III. La déclaration du Conseil

Dès la signature de l'accord-cadre, le Conseil a adopté la déclaration suivante :

« Le Conseil, qui n'a pas été partie à la négociation de cet accord-cadre, rappelle que le respect des traités constitutifs de l'Union, dans les termes dans lesquels ils ont été ratifiés par les États membres, est le principe fondamental qui régit l'existence et le fonctionnement de l'Union. Les traités définissent limitativement les attributions respectives des Institutions (article 13, paragraphe 2, TUE). Ces attributions ne peuvent être ni modifiées, ni complétées par les institutions elles-mêmes, ni d'une façon unilatérale, ni par la voie d'un accord entre elles.

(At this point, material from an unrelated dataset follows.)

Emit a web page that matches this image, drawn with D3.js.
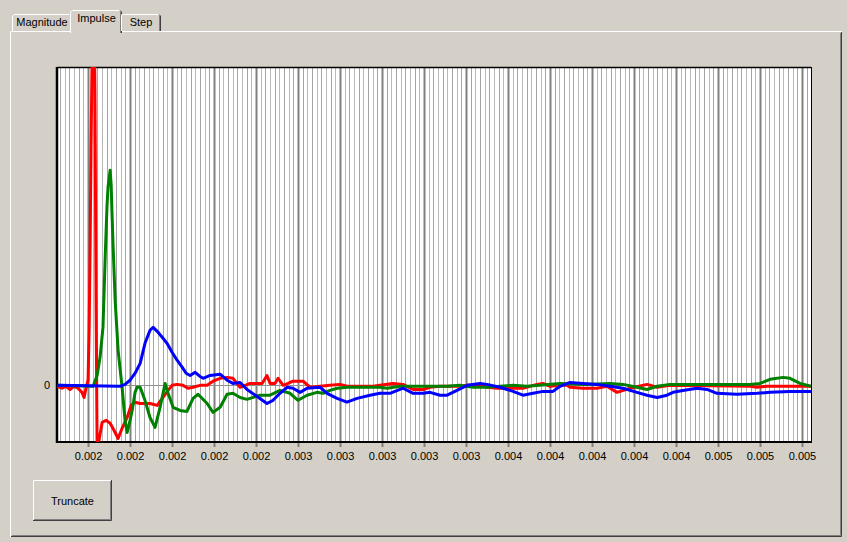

« Or, le Conseil constate que plusieurs dispositions de l'accord-cadre tendent à modifier l'équilibre institutionnel tel qu'il résulte des traités en vigueur, à reconnaître au Parlement européen des prérogatives qui ne sont pas prévues par les traités et à limiter l'autonomie de la Commission et de son Président. Le Conseil est particulièrement préoccupé par les dispositions portant sur les accords internationaux, les procédures en manquement à l'encontre des États membres et la transmission d'informations classifiées au Parlement européen.

« L'accord-cadre n'est pas opposable au Conseil. Le Conseil saisira la Cour de justice de tout acte ou action du Parlement européen ou de la Commission pris en application des dispositions dudit accord-cadre qui porterait atteinte aux intérêts du Conseil ou aux prérogatives que les traités lui confèrent ».

IV. La réaction de la COSAC

Plusieurs parlements nationaux ont pris position contre l'accord-cadre lorsqu'il était encore un projet, en soulignant :

qu'il remettait en cause les traités tels qu'ils avaient été votés par eux,

qu'en affaiblissant indirectement le Conseil, il diminuait la capacité d'influence des parlements nationaux sur la vie de l'Union, puisque cette influence s'exerce par le contrôle des gouvernements représentés au sein du Conseil.

Avant la signature de l'accord-cadre, la Conférence des organes spécialisés dans les affaires communautaires (COSAC), lors de sa réunion de Madrid (31 mai-1er juin 2010) a exprimé ses réserves en insérant dans la contribution qu'elle a adoptée par consensus (la délégation du Parlement européen a été la seule à se dissocier de ce texte) les paragraphes suivants :

« La COSAC souligne que les accords interinstitutionnels ne devraient en aucun cas avoir un effet sur l'équilibre interinstitutionnel de l'Union et la lettre et l'esprit du traité de l'Union européenne.

« La COSAC rappelle que l'indépendance de la Commission européenne ne devrait pas être remise en question et que les actes du Conseil ont une signification particulière pour les parlements nationaux qui exercent un contrôle sur cette institution par le biais de leurs gouvernements respectifs. La COSAC espère que les positions respectives des institutions de l'Union européenne seront maintenues, telles qu'elles sont définies dans les Traités, ce qui n'entraînera aucun changement dans le statut du Conseil, soutenant ainsi la capacité des parlements nationaux à influencer la politique européenne ».

Après la signature de l'accord-cadre, la COSAC a de nouveau abordé le sujet, lors de sa réunion de Bruxelles des 25 et 26 octobre 2010, et a inséré dans la contribution adoptée le texte suivant :

« La COSAC souligne que la mise en oeuvre de l'accord-cadre entre le Parlement européen et la Commission européenne doit faire l'objet d'un suivi juridique permanent.